An Eclectic Neighborhood
BY: BY ANGELA MEQUET CARLL, New Orleans Homes & Lifestyles: January 2009
The elderly Creole gentleman dragged his desk and chair out of his apartment onto the banquette and began to answer his correspondence. Neighbors complained vehemently to the son that his father was sitting outdoors in his nightclothes.
“I cannot see anymore, and this is, after all, a cashmere robe,” sniffed the old Creole with appropriate hauteur, “and besides, I am Bernard de Marigny.”
Indeed, the Marquis Antoine Xavier Bernard Phillippe de Marigny de Mandeville (1785-1868) has been described as “the last Creole gentleman.” By the mid-1800s, he had lived life large and managed to lose most of the vast fortune left to him when he was just a teenager. In order to pay his gambling debts, Marigny began to divide his vast plantation into the neighborhood we know today as Faubourg (the word means “suburb” in French) Marigny.
Faubourg Marigny begins at Elysian Fields Avenue at the site of Bernard’s original plantation, the power station at the river, and extends downriver to Press Street, where it segues into Bywater. Esplanade Avenue, bordering the French Quarter, and St. Claude Avenue make up its other two boundaries.
Faubourg Marigny is composed of probably the most eclectic neighbors in the city. Frenchmen Street, lined with an over-abundance of restaurants, music clubs and coffee shops, is its main thoroughfare and Washington Square its playground.
An architecture class could take just one field trip here and marvel at examples of every architectural style built in the city during the 1800s –– plus the place just reeks with history.
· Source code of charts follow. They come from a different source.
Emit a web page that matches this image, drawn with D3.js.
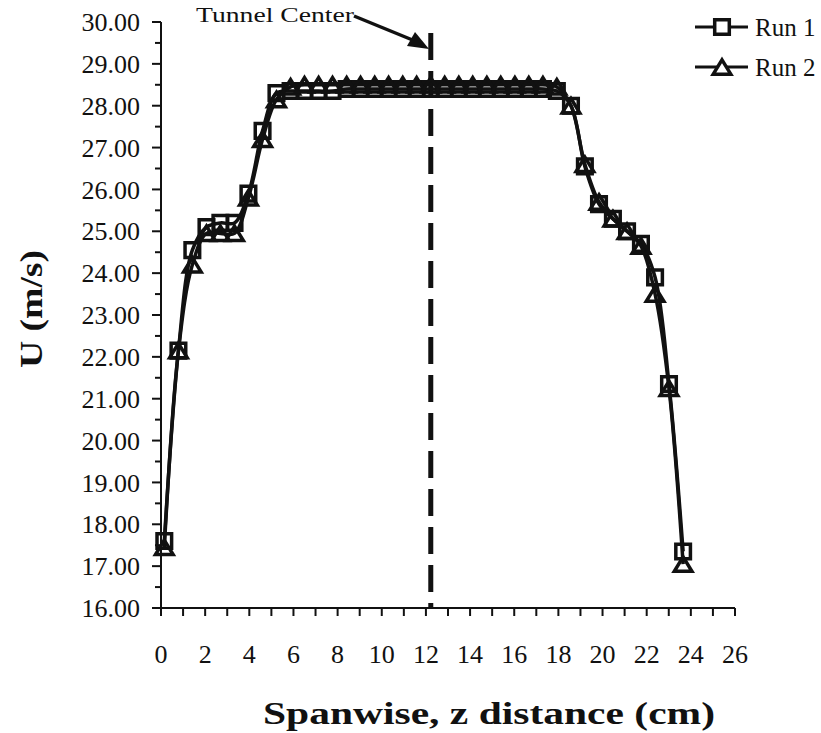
<!DOCTYPE html>
<html>
<head>
<meta charset="utf-8">
<script src="https://cdn.jsdelivr.net/npm/d3@7"></script>
<style>
  html, body { margin: 0; padding: 0; background: #fff; }
  svg { display: block; }
  text { font-family: "Liberation Serif", "Times New Roman", serif; fill: #111; }
</style>
</head>
<body>
<div id="chart"></div>
<script>
// ---- data ----
const zPos = [0.15, 0.79, 1.42, 2.06, 2.69, 3.33, 3.96, 4.60, 5.23, 5.87,
  6.50, 7.14, 7.77, 8.41, 9.04, 9.68, 10.31, 10.95, 11.58, 12.22,
  12.85, 13.49, 14.12, 14.76, 15.39, 16.03, 16.66, 17.30, 17.93, 18.57,
  19.20, 19.84, 20.47, 21.11, 21.74, 22.38, 23.01, 23.65];
const run1 = [17.6, 22.15, 24.55, 25.1, 25.2, 25.2, 25.9, 27.4, 28.3, 28.35,
  28.35, 28.35, 28.35, 28.4, 28.4, 28.4, 28.4, 28.4, 28.4, 28.4,
  28.4, 28.4, 28.4, 28.4, 28.4, 28.4, 28.4, 28.4, 28.35, 28.0,
  26.55, 25.65, 25.3, 25.0, 24.7, 23.9, 21.35, 17.35];
const run2 = [17.45, 22.15, 24.2, 24.95, 24.95, 24.95, 25.8, 27.2, 28.15, 28.45,
  28.5, 28.5, 28.5, 28.5, 28.5, 28.5, 28.5, 28.5, 28.5, 28.5,
  28.5, 28.5, 28.5, 28.5, 28.5, 28.5, 28.5, 28.5, 28.45, 28.0,
  26.6, 25.7, 25.3, 25.0, 24.65, 23.5, 21.25, 17.05];
const seriesNames = ["Run 1", "Run 2"];
const xTickLabels = [0, 2, 4, 6, 8, 10, 12, 14, 16, 18, 20, 22, 24, 26];
const yTickLabels = [16, 17, 18, 19, 20, 21, 22, 23, 24, 25, 26, 27, 28, 29, 30];
const tunnelCenter = 12.22;

const W = 821, H = 733;
const svg = d3.select("#chart").append("svg").attr("width", W).attr("height", H);
svg.append("rect").attr("width", W).attr("height", H).attr("fill", "#fff");

const x = d3.scaleLinear().domain([0, 26]).range([161, 735]);
const y = d3.scaleLinear().domain([16, 30]).range([608, 22]);

// ---- axes ----
const yMinor = d3.range(16, 30.001, 0.5).filter(v => Math.abs(v - Math.round(v)) > 0.01);
const yAxis = svg.append("g").attr("transform", `translate(${x(0)},0)`);
yAxis.append("line").attr("x1", 0).attr("x2", 0).attr("y1", y(30)).attr("y2", y(16))
  .attr("stroke", "#111").attr("stroke-width", 2);
yAxis.selectAll(".maj").data(yTickLabels).enter().append("line")
  .attr("x1", -9).attr("x2", 0).attr("y1", d => y(d)).attr("y2", d => y(d))
  .attr("stroke", "#111").attr("stroke-width", 2);
yAxis.selectAll(".min").data(yMinor).enter().append("line")
  .attr("x1", -6).attr("x2", 0).attr("y1", d => y(d)).attr("y2", d => y(d))
  .attr("stroke", "#111").attr("stroke-width", 2);
yAxis.selectAll(".lab").data(yTickLabels).enter().append("text")
  .attr("x", -21).attr("y", d => y(d)).attr("dy", "0.35em")
  .attr("text-anchor", "end").attr("font-size", 26)
  .text(d => d3.format(".2f")(d));

const xTicks = d3.range(0, 27, 1);
const xAxis = svg.append("g").attr("transform", `translate(0,${y(16)})`);
xAxis.append("line").attr("x1", x(0) - 9).attr("x2", x(26)).attr("y1", 0).attr("y2", 0)
  .attr("stroke", "#111").attr("stroke-width", 2);
xAxis.selectAll(".tk").data(xTicks).enter().append("line")
  .attr("x1", d => x(d)).attr("x2", d => x(d)).attr("y1", 0).attr("y2", 8)
  .attr("stroke", "#111").attr("stroke-width", 2);
xAxis.selectAll(".lab").data(xTickLabels).enter().append("text")
  .attr("x", d => x(d)).attr("y", 46).attr("dy", "0.35em")
  .attr("text-anchor", "middle").attr("font-size", 26)
  .text(d => d);

// axis titles
svg.append("text").attr("x", 489).attr("y", 724).attr("text-anchor", "middle")
  .attr("font-size", 32).attr("font-weight", "bold")
  .attr("textLength", 452).attr("lengthAdjust", "spacingAndGlyphs")
  .text("Spanwise, z distance (cm)");
svg.append("text").attr("transform", "translate(42,309) rotate(-90)")
  .attr("text-anchor", "middle").attr("font-size", 32).attr("font-weight", "bold")
  .attr("textLength", 118).attr("lengthAdjust", "spacingAndGlyphs")
  .text("U (m/s)");

// ---- tunnel center dashed line ----
svg.append("line").attr("x1", x(tunnelCenter)).attr("x2", x(tunnelCenter))
  .attr("y1", 33).attr("y2", y(16))
  .attr("stroke", "#111").attr("stroke-width", 5).attr("stroke-dasharray", "27,11");

// annotation
svg.append("text").attr("x", 354).attr("y", 22).attr("text-anchor", "end")
  .attr("font-size", 20).attr("textLength", 158).attr("lengthAdjust", "spacingAndGlyphs")
  .text("Tunnel Center");
svg.append("line").attr("x1", 354).attr("y1", 16).attr("x2", 415).attr("y2", 41)
  .attr("stroke", "#111").attr("stroke-width", 3.5);
svg.append("path").attr("d", "M429,49 L407,46 L415,32 Z").attr("fill", "#111");

// ---- series ----
const line = d3.line().x(d => x(d[0])).y(d => y(d[1])).curve(d3.curveCatmullRom.alpha(0.5));
const pts1 = zPos.map((z, i) => [z, run1[i]]);
const pts2 = zPos.map((z, i) => [z, run2[i]]);

function squarePath(cx, cy) {
  const s = 7.3;
  return `M${cx - s},${cy - s}h${2 * s}v${2 * s}h${-2 * s}Z`;
}
function triPath(cx, cy) {
  const hw = 8.8, hh = 7.2;
  return `M${cx},${cy - hh}L${cx + hw},${cy + hh}L${cx - hw},${cy + hh}Z`;
}

const g = svg.append("g");
[[pts1, squarePath], [pts2, triPath]].forEach(([pts, shape]) => {
  g.append("path").datum(pts).attr("d", line)
    .attr("fill", "none").attr("stroke", "#111").attr("stroke-width", 3.5);
  g.selectAll(null).data(pts).enter().append("path")
    .attr("d", d => shape(x(d[0]), y(d[1])))
    .attr("fill", "none").attr("stroke", "#111").attr("stroke-width", 3.5)
    .attr("stroke-linejoin", "miter");
});

// ---- legend ----
const legY = [27, 67];
const leg = svg.append("g");
seriesNames.forEach((name, i) => {
  const ly = legY[i];
  leg.append("line").attr("x1", 695).attr("x2", 748).attr("y1", ly).attr("y2", ly)
    .attr("stroke", "#111").attr("stroke-width", 3);
  leg.append("path").attr("d", i === 0 ? squarePath(722, ly) : triPath(722, ly))
    .attr("fill", "#fff").attr("stroke", "#111").attr("stroke-width", 3.5);
  leg.append("text").attr("x", 755).attr("y", ly).attr("dy", "0.35em")
    .attr("font-size", 25).text(name);
});
</script>
</body>
</html>
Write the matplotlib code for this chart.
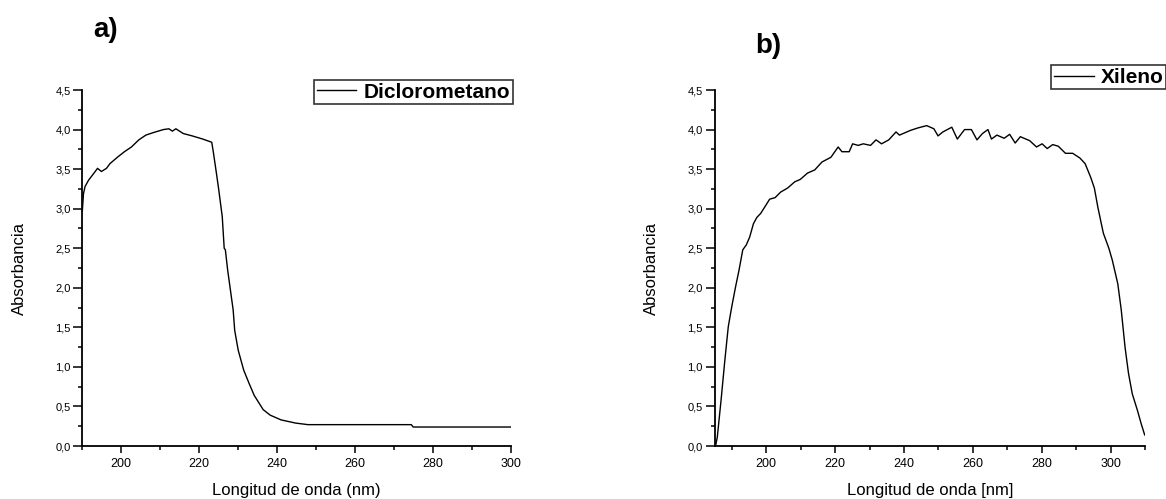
import matplotlib
matplotlib.use("Agg")
import matplotlib.pyplot as plt
from matplotlib.ticker import MultipleLocator, FuncFormatter

plt.rcParams['font.family'] = ['Liberation Sans', 'DejaVu Sans']

# a) Diclorometano
wl_a = [190.0, 190.3, 190.7, 191.6, 193.0, 193.9, 194.9, 196.2, 197.1, 199.0,
        200.8, 202.6, 204.5, 206.3, 208.1, 210.8, 212.2, 213.1, 214.0, 215.9,
        218.2, 220.9, 223.2, 223.6, 224.4, 225.0, 225.9, 226.4, 226.7, 227.3,
        228.7, 229.1, 230.0, 231.4, 232.8, 234.1, 236.4, 238.2, 241.0, 244.7,
        247.9, 260.2, 274.4, 274.9, 300.0]
abs_a = [2.97, 3.19, 3.28, 3.36, 3.45, 3.51, 3.47, 3.51, 3.57, 3.65,
         3.72, 3.78, 3.87, 3.93, 3.96, 4.00, 4.01, 3.98, 4.01, 3.95,
         3.92, 3.88, 3.84, 3.72, 3.45, 3.24, 2.90, 2.50, 2.48, 2.22,
         1.72, 1.46, 1.21, 0.96, 0.79, 0.64, 0.46, 0.39, 0.33, 0.29,
         0.27, 0.27, 0.27, 0.24, 0.24]

# b) Xileno
wl_b = [185.3, 185.8, 186.9, 187.9, 188.5, 189.0, 190.0, 191.1, 192.1, 193.2,
        194.2, 195.2, 196.3, 197.3, 198.4, 200.0, 201.0, 202.6, 204.2, 206.2,
        208.3, 209.9, 212.0, 214.1, 216.2, 218.8, 220.9, 222.0, 224.1, 225.1,
        226.7, 228.2, 230.3, 231.9, 233.5, 235.6, 237.7, 238.7, 240.3, 241.9,
        244.0, 246.6, 248.7, 249.9, 251.3, 253.9, 255.5, 257.6, 259.6, 261.2,
        262.8, 264.4, 265.4, 267.0, 269.1, 270.7, 272.3, 273.8, 276.5, 278.5,
        280.1, 281.6, 283.2, 284.8, 286.9, 289.0, 291.1, 292.6, 294.2, 295.3,
        296.3, 297.9, 299.5, 300.5, 302.1, 303.1, 304.2, 305.2, 306.3, 307.8,
        308.9, 309.9]
abs_b = [0.00, 0.11, 0.58, 1.04, 1.30, 1.51, 1.76, 2.01, 2.22, 2.48,
         2.54, 2.64, 2.81, 2.89, 2.94, 3.05, 3.12, 3.14, 3.21, 3.26,
         3.34, 3.37, 3.45, 3.49, 3.59, 3.65, 3.78, 3.72, 3.72, 3.82,
         3.80, 3.82, 3.80, 3.87, 3.82, 3.87, 3.97, 3.93, 3.96, 3.99,
         4.02, 4.05, 4.01, 3.92, 3.97, 4.03, 3.88, 4.00, 4.00, 3.87,
         3.95, 4.00, 3.88, 3.93, 3.89, 3.94, 3.83, 3.91, 3.86, 3.78,
         3.82, 3.76, 3.81, 3.79, 3.70, 3.70, 3.64, 3.57, 3.40, 3.26,
         3.02, 2.69, 2.50, 2.35, 2.05, 1.72, 1.25, 0.92, 0.66, 0.45,
         0.28, 0.14]

comma = FuncFormatter(lambda v, p: f"{v:.1f}".replace(".", ","))
intfmt = FuncFormatter(lambda v, p: f"{v:.0f}")

fig = plt.figure(figsize=(11.66, 4.99), dpi=100)
ax_a = fig.add_axes([0.0706, 0.1062, 0.3677, 0.7134])
ax_b = fig.add_axes([0.6128, 0.1062, 0.3692, 0.7134])

panels = [
    (ax_a, wl_a, abs_a, "Diclorometano", (190, 300), "Longitud de onda (nm)", (0.3546, 0.8156)),
    (ax_b, wl_b, abs_b, "Xileno", (185, 310), "Longitud de onda [nm]", (0.9510, 0.8447)),
]

for ax, x, y, name, xlim, xlabel, legpos in panels:
    ax.plot(x, y, color="black", lw=1.0, label=name)
    ax.set_xlim(*xlim)
    ax.set_ylim(0, 4.5)
    for s in ["top", "right"]:
        ax.spines[s].set_visible(False)
    for s in ["left", "bottom"]:
        ax.spines[s].set_linewidth(1.3)
    ax.xaxis.set_major_locator(MultipleLocator(20))
    ax.xaxis.set_minor_locator(MultipleLocator(10))
    ax.yaxis.set_major_locator(MultipleLocator(0.5))
    ax.yaxis.set_minor_locator(MultipleLocator(0.25))
    ax.yaxis.set_major_formatter(comma)
    ax.xaxis.set_major_formatter(intfmt)
    ax.tick_params(axis="y", which="major", direction="out", length=6.5, width=1.1,
                   labelsize=8, pad=2)
    ax.tick_params(axis="y", which="minor", direction="out", length=3, width=1.1)
    ax.tick_params(axis="x", which="major", direction="out", length=4.8, width=1.1,
                   labelsize=9, pad=3.5)
    ax.tick_params(axis="x", which="minor", direction="out", length=3, width=1.1)
    ax.set_ylabel("Absorbancia", fontsize=12)
    ax.yaxis.set_label_coords(-0.13, 0.5)
    ax.set_xlabel(xlabel, fontsize=12, va="top")
    ax.xaxis.set_label_coords(0.5, -0.104)
    leg = ax.legend(loc="center", bbox_to_anchor=legpos, bbox_transform=fig.transFigure,
                    frameon=True, fancybox=False, handlelength=1.9, handletextpad=0.35,
                    borderpad=0.12, borderaxespad=0,
                    prop={"weight": "bold", "size": 15})
    leg.get_frame().set_edgecolor("black")
    leg.get_frame().set_linewidth(1.2)

fig.text(0.0909, 0.940, "a)", fontsize=20, fontweight="bold", ha="center", va="center")
fig.text(0.6587, 0.908, "b)", fontsize=20, fontweight="bold", ha="center", va="center")

fig.savefig("out.png", dpi=100)
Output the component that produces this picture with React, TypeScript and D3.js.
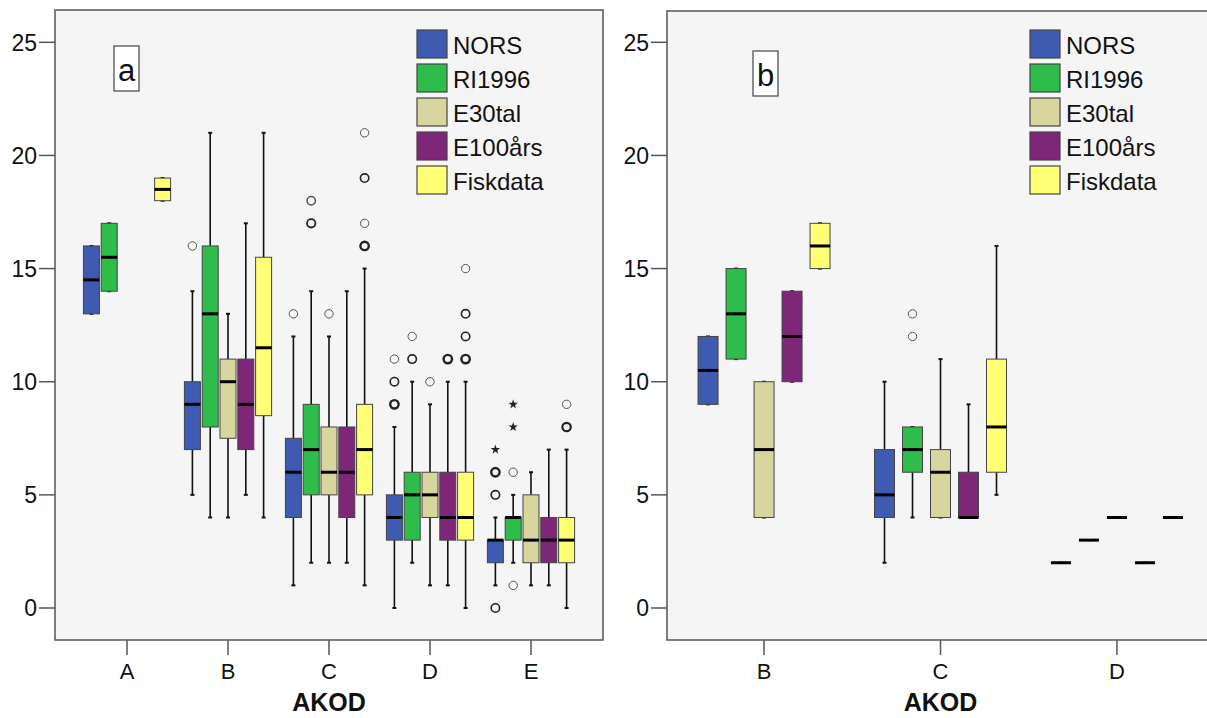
import React from 'react';
import * as d3 from 'd3';

type Stats = [number, number, number, number, number] | null; // [min, q1, median, q3, max]
type Outlier = [string, string, number, number]; // [akod, series, value, stroke weight]
type Extreme = [string, string, number];

const SERIES = ['NORS', 'RI1996', 'E30tal', 'E100års', 'Fiskdata'];
const SERIES_COLORS = ['#3f5bb1', '#2ebd4a', '#d9d59e', '#7e2779', '#ffff75'];
const Y_TICKS = [0, 5, 10, 15, 20, 25];

// Panel a
const AKOD_A = ['A', 'B', 'C', 'D', 'E'];
const A_NORS: Stats[] = [[13, 13, 14.5, 16, 16], [5, 7, 9, 10, 14], [1, 4, 6, 7.5, 12], [0, 3, 4, 5, 8], [1, 2, 3, 3, 4]];
const A_RI1996: Stats[] = [[14, 14, 15.5, 17, 17], [4, 8, 13, 16, 21], [2, 5, 7, 9, 14], [2, 3, 5, 6, 10], [2, 3, 4, 4, 5]];
const A_E30TAL: Stats[] = [null, [4, 7.5, 10, 11, 13], [2, 5, 6, 8, 12], [1, 4, 5, 6, 9], [1, 2, 3, 5, 6]];
const A_E100ARS: Stats[] = [null, [5, 7, 9, 11, 17], [2, 4, 6, 8, 14], [1, 3, 4, 6, 10], [1, 2, 3, 4, 7]];
const A_FISKDATA: Stats[] = [[18, 18, 18.5, 19, 19], [4, 8.5, 11.5, 15.5, 21], [1, 5, 7, 9, 15], [0, 3, 4, 6, 10], [0, 2, 3, 4, 7]];
const A_OUTLIERS: Outlier[] = [
  ['B', 'NORS', 16, 1],
  ['C', 'NORS', 13, 1], ['C', 'RI1996', 18, 1.5], ['C', 'RI1996', 17, 1.8], ['C', 'E30tal', 13, 1],
  ['C', 'Fiskdata', 21, 1], ['C', 'Fiskdata', 19, 1.6], ['C', 'Fiskdata', 17, 1], ['C', 'Fiskdata', 16, 2.4],
  ['D', 'NORS', 11, 1], ['D', 'NORS', 10, 1.6], ['D', 'NORS', 9, 2.4], ['D', 'RI1996', 12, 1], ['D', 'RI1996', 11, 1.6],
  ['D', 'E30tal', 10, 1], ['D', 'E100års', 11, 2.4], ['D', 'Fiskdata', 15, 1], ['D', 'Fiskdata', 13, 1.6],
  ['D', 'Fiskdata', 12, 1.6], ['D', 'Fiskdata', 11, 2.4],
  ['E', 'NORS', 6, 2.4], ['E', 'NORS', 5, 1.6], ['E', 'NORS', 0, 1.6], ['E', 'RI1996', 6, 1], ['E', 'RI1996', 1, 1],
  ['E', 'Fiskdata', 9, 1], ['E', 'Fiskdata', 8, 2.2],
];
const A_EXTREMES: Extreme[] = [['E', 'NORS', 7], ['E', 'RI1996', 9], ['E', 'RI1996', 8]];

// Panel b
const AKOD_B = ['B', 'C', 'D'];
const B_NORS: Stats[] = [[9, 9, 10.5, 12, 12], [2, 4, 5, 7, 10], [2, 2, 2, 2, 2]];
const B_RI1996: Stats[] = [[11, 11, 13, 15, 15], [4, 6, 7, 8, 8], [3, 3, 3, 3, 3]];
const B_E30TAL: Stats[] = [[4, 4, 7, 10, 10], [4, 4, 6, 7, 11], [4, 4, 4, 4, 4]];
const B_E100ARS: Stats[] = [[10, 10, 12, 14, 14], [4, 4, 4, 6, 9], [2, 2, 2, 2, 2]];
const B_FISKDATA: Stats[] = [[15, 15, 16, 17, 17], [5, 6, 8, 11, 16], [4, 4, 4, 4, 4]];
const B_OUTLIERS: Outlier[] = [['C', 'RI1996', 13, 1], ['C', 'RI1996', 12, 1]];
const B_EXTREMES: Extreme[] = [];

const FONT = '"Liberation Sans", Arial, sans-serif';

interface PanelProps {
  x0: number;
  x1: number;
  y0: number;
  y1: number;
  cats: string[];
  boxes: Stats[][];
  outliers: Outlier[];
  extremes: Extreme[];
  padding: number;
  seriesStep: number;
  boxWidth: number;
  label: string;
  labelX: number;
  labelY: number;
  legendX: number;
}

const Panel: React.FC<PanelProps> = ({
  x0, x1, y0, y1, cats, boxes, outliers, extremes, padding, seriesStep, boxWidth, label, labelX, labelY, legendX,
}) => {
  const x = d3.scalePoint<string>().domain(cats).range([x0, x1]).padding(padding);
  const y = d3.scaleLinear().domain([0, 25]).range([608, 42.3]);
  const inner = 1 - boxWidth / seriesStep;
  const sub = d3.scaleBand<string>()
    .domain(SERIES)
    .range([-2.5 * seriesStep, 2.5 * seriesStep])
    .paddingInner(inner)
    .paddingOuter(inner / 2);
  const bw = sub.bandwidth();
  const cx = (cat: string, s: string) => (x(cat) || 0) + (sub(s) || 0) + bw / 2;
  const star = d3.symbol().type(d3.symbolStar).size(28)() || '';

  return (
    <g fontFamily={FONT}>
      <rect x={x0} y={y0} width={x1 - x0} height={y1 - y0} fill="#f5f5f5" stroke="#555" strokeWidth={1.5} />

      {/* boxes */}
      {SERIES.map((s, si) =>
        boxes[si].map((b, ci) => {
          if (!b) return null;
          const c = cx(cats[ci], s);
          const [lo, q1, med, q3, hi] = b;
          return (
            <g key={`${s}-${ci}`}>
              <line x1={c} x2={c} y1={y(hi)} y2={y(q3)} stroke="#111" strokeWidth={1.6} />
              <line x1={c} x2={c} y1={y(q1)} y2={y(lo)} stroke="#111" strokeWidth={1.6} />
              <line x1={c - 2} x2={c + 2} y1={y(hi)} y2={y(hi)} stroke="#111" strokeWidth={2} />
              <line x1={c - 2} x2={c + 2} y1={y(lo)} y2={y(lo)} stroke="#111" strokeWidth={2} />
              <rect
                x={c - bw / 2}
                y={y(q3)}
                width={bw}
                height={y(q1) - y(q3)}
                fill={SERIES_COLORS[si]}
                stroke="#444"
                strokeWidth={1}
              />
              <line x1={c - bw / 2} x2={c + bw / 2} y1={y(med)} y2={y(med)} stroke="#000" strokeWidth={3} />
            </g>
          );
        })
      )}

      {/* outliers */}
      {outliers.map(([cat, s, v, w], i) => (
        <circle key={`o-${i}`} cx={cx(cat, s)} cy={y(v)} r={4.2} fill="none" stroke={w > 1.5 ? '#222' : '#555'} strokeWidth={w} />
      ))}
      {extremes.map(([cat, s, v], i) => (
        <path key={`e-${i}`} d={star} transform={`translate(${cx(cat, s)},${y(v)})`} fill="#222" />
      ))}

      {/* y axis */}
      {Y_TICKS.map(t => (
        <g key={`yt-${t}`} transform={`translate(${x0},${y(t)})`}>
          <line x1={-16} x2={0} stroke="#555" strokeWidth={1.5} />
          <text x={-18} dy="0.36em" textAnchor="end" fontSize={23} fill="#111">{t}</text>
        </g>
      ))}

      {/* x axis */}
      {cats.map(c => (
        <g key={`xt-${c}`} transform={`translate(${x(c)},${y1})`}>
          <line y1={0} y2={15} stroke="#555" strokeWidth={1.5} />
          <text y={39} textAnchor="middle" fontSize={22} fill="#111">{c}</text>
        </g>
      ))}
      <text x={(x0 + x1) / 2} y={711} textAnchor="middle" fontSize={25} fontWeight="bold" fill="#111">AKOD</text>

      {/* panel label */}
      <rect x={labelX} y={labelY} width={25} height={45} fill="#fff" stroke="#444" strokeWidth={1.2} />
      <text x={labelX + 12.5} y={labelY + 35} textAnchor="middle" fontSize={31} fill="#111">{label}</text>

      {/* legend */}
      {SERIES.map((s, i) => (
        <g key={`lg-${s}`} transform={`translate(${legendX},${30 + i * 34})`}>
          <rect width={30} height={28} fill={SERIES_COLORS[i]} stroke="#444" strokeWidth={1.2} />
          <text x={36} y={24} fontSize={24} fill="#111">{s}</text>
        </g>
      ))}
    </g>
  );
};

export default function App() {
  return (
    <svg
      width={1207}
      height={718}
      style={{ position: 'absolute', left: 0, top: 0, display: 'block', background: '#fff' }}
    >
      <Panel
        x0={55}
        x1={603}
        y0={10}
        y1={640}
        cats={AKOD_A}
        boxes={[A_NORS, A_RI1996, A_E30TAL, A_E100ARS, A_FISKDATA]}
        outliers={A_OUTLIERS}
        extremes={A_EXTREMES}
        padding={0.713}
        seriesStep={17.8}
        boxWidth={16}
        label="a"
        labelX={114}
        labelY={46}
        legendX={417}
      />
      <Panel
        x0={667}
        x1={1214}
        y0={11}
        y1={640}
        cats={AKOD_B}
        boxes={[B_NORS, B_RI1996, B_E30TAL, B_E100ARS, B_FISKDATA]}
        outliers={B_OUTLIERS}
        extremes={B_EXTREMES}
        padding={0.55}
        seriesStep={28}
        boxWidth={20}
        label="b"
        labelX={753}
        labelY={51}
        legendX={1030}
      />
    </svg>
  );
}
In one block of Burgundy Street alone –– which Bernard originally named “Rue Craps” to pay homage to one of his great passions –– you can see a Greek Revival-galleried Creole cottage at 2020 Burgundy. One of the most authentically restored houses in the neighborhood, Sun Oak, as it’s called, is the home and studio of architect Eugene Cizek and artist/tour guide Lloyd Sensat, who personifies Bernard’s restless ghost during the neighborhood’s annual walking tour.
Farther down this same street, at 2031, is an example of the quintessential New Orleans home style: the shotgun. Built in New Orleans between 1830 and1940, shotguns are thought to have originated in Haiti. They were tailor-made for the long, thin lots of the city because the rooms are arranged in single file from front to back. The term is said to have originated from the fact that a gun can be fired the entire length of the house without hitting anything.
At 2001 Burgundy is the former Canal Commercial Trust & Savings Bank, one of several robbed by the infamous duo Bonnie Parker and Clyde Barrow. More recently, it was used in a chase scene in the K-Ville television series.
And on the corner of Burgundy and Touro sits another of the city’s indigenous structures: an excellent example of a two-story corner store. The corner lot was used for commercial purposes because it attracted customers from all directions, and usually the Creole shopkeeper’s family lived on the second floor. Built around 1850, this commercial structure boasts a cast-iron wraparound gallery and is eerily familiar because it was photographed over and over during the international television coverage of Hurricane Katrina.
Faubourg Marigny today is chic and sophisticated. Many of its grand homes have been meticulously restored. Residents dress stylishly for Sunday brunch at one of the many cafes and then glide over to the Nickel-A-Dance soiree on Frenchmen Street. But, like many older sections of the city, it has lived through its own share of hard times.
After World War II, veterans took advantage of the Veterans Housing Act and bought homes in the suburbs while inner city neighborhoods such as the Marigny became run-down. Yet by the early 1970s, young professionals saw the charm of street after street of 19th-century dwellings, and the Faubourg Marigny Improvement Association was created as they moved in and began to renovate.
The latest addition is The Studio at Colton, a showcase for the creative arts, which opened at the former Colton Middle School on St. Claude Avenue. Today, the Marigny is flourishing again as a neighborhood where whites and blacks, gays and straights, young and old live in harmony as they enjoy their little piece of the past.